Hirshfeld notes that EIA’s forecast for gasoline consumption is much different in a high-price scenario than a low-price scenario. “In one case in 2040, the demand with a low oil price is around 8 million barrels a day. With a high oil price, it’s 5 million barrels a day,” he relates. Gasoline demand directly affects ethanol. “Every gallon of gasoline is going to have 10 percent ethanol in it—more gasoline, more ethanol.”

Hirshfeld says there will likely be action on the RFS by 2022. “Corn ethanol is capped at 15 billion gallons, which for the moment works out to about 10 percent of gasoline,” he says. “At some point, Congress is going to have to do something about that. They might repeal the act. They might expand the mandate. Whatever they do, it’s going to have a big effect on the ethanol industry.”

Changes in the distribution system between the refineries and gasoline retail outlets are another factor to watch, because they could result in greater use of E15, Hirshfeld says. “Very little is being used and the reason is that the distribution system is not set up to handle E10 and E15 BOBs simultaneously,” he explains. “Since E15 has more ethanol than E10 and ethanol has very high octane, the refiner wants the E15 BOB to have lower octane than the E10 BOB. Otherwise, the refiner’s giving away octane at the point of sale.
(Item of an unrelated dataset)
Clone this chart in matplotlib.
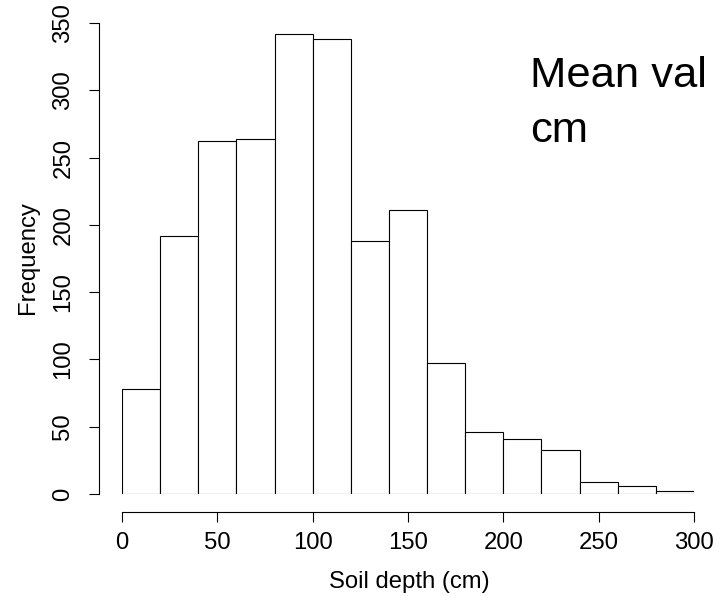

That’s one reason why E15 sales have not been what the ethanol industry had hoped they would be.”

International Demand
Auers and Hirshfeld agree that international demand for ethanol could grow, but predicting how much is problematic.

“There could be changes for the better or for the worse in ethanol exports, which right now are running unusually high because of Brazil,” Hirshfeld says. “They’ve been diverting sugarcane to make sugar instead of making ethanol. The marketplace down there still needs ethanol. They’ve been importing somewhat more than they usually do from the U.S. That could change one way or the other.”
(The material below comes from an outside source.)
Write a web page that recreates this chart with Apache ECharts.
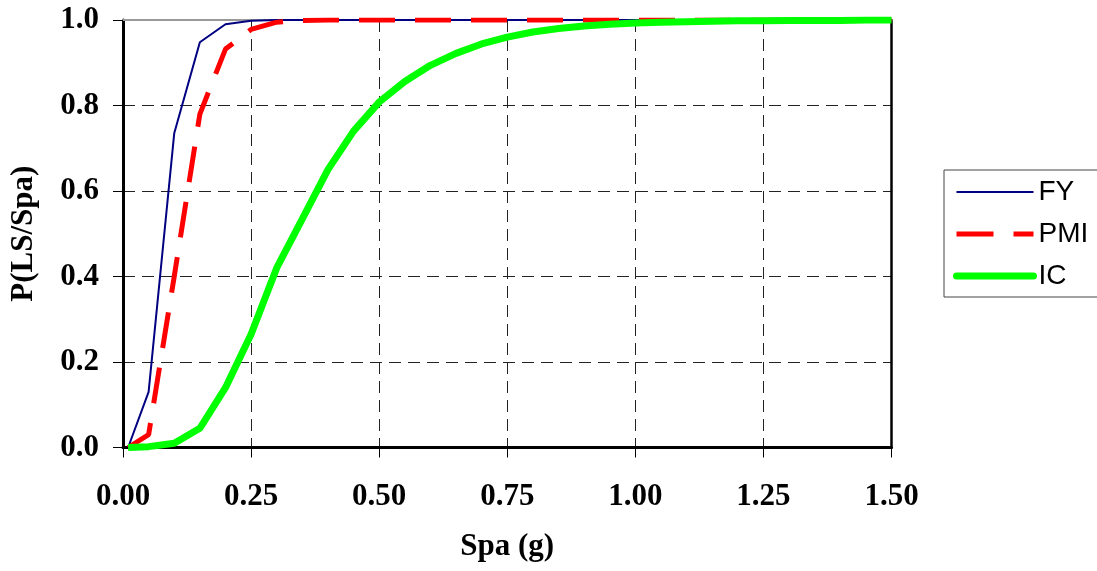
<!DOCTYPE html>
<html>
<head>
<meta charset="utf-8">
<title>P(LS/Spa) fragility curves</title>
<script src="https://cdn.jsdelivr.net/npm/echarts@6/dist/echarts.min.js"></script>
<style>
  html, body { margin: 0; padding: 0; background: #fff; }
  #chart { width: 1097px; height: 571px; }
</style>
</head>
<body>
<div id="chart"></div>
<script>
// Spectral acceleration Spa (g) at which each curve is evaluated
const spa = [0.01, 0.05, 0.10, 0.15, 0.20, 0.25, 0.30, 0.35, 0.40, 0.45, 0.50,
             0.55, 0.60, 0.65, 0.70, 0.75, 0.80, 0.85, 0.90, 0.95, 1.00,
             1.05, 1.10, 1.15, 1.20, 1.25, 1.30, 1.35, 1.40, 1.45, 1.50];

// Probability of reaching each limit state
const fy  = [0.000, 0.130, 0.735, 0.948, 0.990, 0.998, 1.000, 1.000, 1.000, 1.000, 1.000,
             1.000, 1.000, 1.000, 1.000, 1.000, 1.000, 1.000, 1.000, 1.000, 1.000,
             1.000, 1.000, 1.000, 1.000, 1.000, 1.000, 1.000, 1.000, 1.000, 1.000];
const pmi = [0.000, 0.030, 0.400, 0.780, 0.932, 0.978, 0.995, 0.999, 1.000, 1.000, 1.000,
             1.000, 1.000, 1.000, 1.000, 1.000, 1.000, 1.000, 1.000, 1.000, 1.000,
             1.000, 1.000, 1.000, 1.000, 1.000, 1.000, 1.000, 1.000, 1.000, 1.000];
const ic  = [0.000, 0.002, 0.010, 0.045, 0.140, 0.265, 0.420, 0.535, 0.650, 0.740, 0.808,
             0.856, 0.894, 0.922, 0.944, 0.960, 0.972, 0.980, 0.986, 0.990, 0.993,
             0.995, 0.996, 0.997, 0.998, 0.998, 0.999, 0.999, 0.999, 1.000, 1.000];

// Tick labels
const xTickLabels = ['0.00', '0.25', '0.50', '0.75', '1.00', '1.25', '1.50'];
const yTickLabels = ['0.0', '0.2', '0.4', '0.6', '0.8', '1.0'];

const seriesNames = ['FY', 'PMI', 'IC'];

const pairs = ys => spa.map((x, i) => [x, ys[i]]);

const serifBold = {
  fontFamily: '"Liberation Serif", "Times New Roman", serif',
  fontWeight: 'bold',
  fontSize: 31,
  color: '#000'
};

const gridDash = { color: '#222', width: 1, type: [12, 7] };

const chart = echarts.init(document.getElementById('chart'));

chart.setOption({
  animation: false,
  backgroundColor: '#fff',
  grid: { left: 122, top: 20, width: 769.5, height: 427.5, containLabel: false },
  legend: {
    orient: 'vertical',
    left: 944,
    top: 170,
    padding: [8, 10, 7, 9],
    itemWidth: 77,
    itemHeight: 28,
    itemGap: 14,
    borderColor: '#444',
    borderWidth: 1,
    itemStyle: { opacity: 0 },
    textStyle: {
      fontFamily: '"Liberation Sans", Arial, sans-serif',
      fontSize: 28,
      color: '#000'
    },
    data: [
      { name: 'FY',  lineStyle: { width: 2 } },
      { name: 'PMI', lineStyle: { width: 5, type: [37, 20] } },
      { name: 'IC',  lineStyle: { width: 7, cap: 'round' } }
    ]
  },
  xAxis: [
    {
      type: 'value',
      position: 'bottom',
      min: 0, max: 1.5, interval: 0.25,
      name: 'Spa (g)',
      nameLocation: 'middle',
      nameGap: 84,
      nameTextStyle: serifBold,
      axisLine: { show: true, onZero: false, lineStyle: { color: '#000', width: 3 } },
      axisTick: { show: true, inside: false, length: 10, lineStyle: { color: '#000', width: 1 } },
      axisLabel: {
        ...serifBold,
        margin: 34,
        formatter: v => xTickLabels[Math.round(v / 0.25)]
      },
      splitLine: { show: true, showMinLine: false, showMaxLine: false, lineStyle: gridDash }
    },
    {
      type: 'value',
      position: 'top',
      min: 0, max: 1.5, interval: 0.25,
      axisLine: { show: true, onZero: false, lineStyle: { color: '#999', width: 2 } },
      axisTick: { show: false },
      axisLabel: { show: false },
      splitLine: { show: false }
    }
  ],
  yAxis: [
    {
      type: 'value',
      position: 'left',
      min: 0, max: 1, interval: 0.2,
      name: 'P(LS/Spa)',
      nameLocation: 'middle',
      nameGap: 84,
      nameRotate: 90,
      nameTextStyle: serifBold,
      axisLine: { show: true, onZero: false, lineStyle: { color: '#000', width: 3 } },
      axisTick: { show: true, inside: false, length: 10, lineStyle: { color: '#000', width: 1 } },
      axisLabel: {
        ...serifBold,
        margin: 24,
        formatter: v => yTickLabels[Math.round(v / 0.2)]
      },
      splitLine: { show: true, showMinLine: false, showMaxLine: false, lineStyle: gridDash }
    },
    {
      type: 'value',
      position: 'right',
      min: 0, max: 1, interval: 0.2,
      axisLine: { show: true, onZero: false, lineStyle: { color: '#000', width: 2.5 } },
      axisTick: { show: false },
      axisLabel: { show: false },
      splitLine: { show: false }
    }
  ],
  series: [
    {
      name: seriesNames[0],
      type: 'line',
      data: pairs(fy),
      symbol: 'none',
      clip: true,
      lineStyle: { color: '#000080', width: 2 },
      itemStyle: { color: '#000080' }
    },
    {
      name: seriesNames[1],
      type: 'line',
      data: pairs(pmi),
      symbol: 'none',
      clip: true,
      lineStyle: { color: '#ff0000', width: 5, type: [36, 20] },
      itemStyle: { color: '#ff0000' }
    },
    {
      name: seriesNames[2],
      type: 'line',
      data: pairs(ic),
      symbol: 'none',
      clip: true,
      lineStyle: { color: '#00ff00', width: 7 },
      itemStyle: { color: '#00ff00' }
    }
  ]
});
</script>
</body>
</html>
Auers points out that some countries that use lead as an octane booster are moving away from it and there’s a trend toward higher compression engines, which would also increase the demand for ethanol overseas. “At this point, it’s not defined how much of a driving force there is for premium demand internationally, but I think directionally it should grow some,” he says.

Hirshfeld allows that even if more stringent CAFE standards are eventually implemented, technical challenges remain. “Some of the octane requirements go beyond what the refiners can realistically deliver with hydrocarbons,” he says. “What midlevel ethanol blends would be authorized by EPA? E20, E25 or E30? One government lab is even looking at E40. These can get you significantly higher octane. If those fuels came into use, they would do great things for ethanol demand.”

The auto industry, the ethanol industry, EPA and the EIA are all working on potential solutions to these issues, Hirshfeld notes. “All of those factors are somehow going to coalesce in the next five, 10 or 20 years, and they will shape the demand for ethanol,” he says. “But almost none of those factors are going to happen inside the refinery gate—except as refiners need to respond. What they do will be in response to what happens; it won’t be the driver.”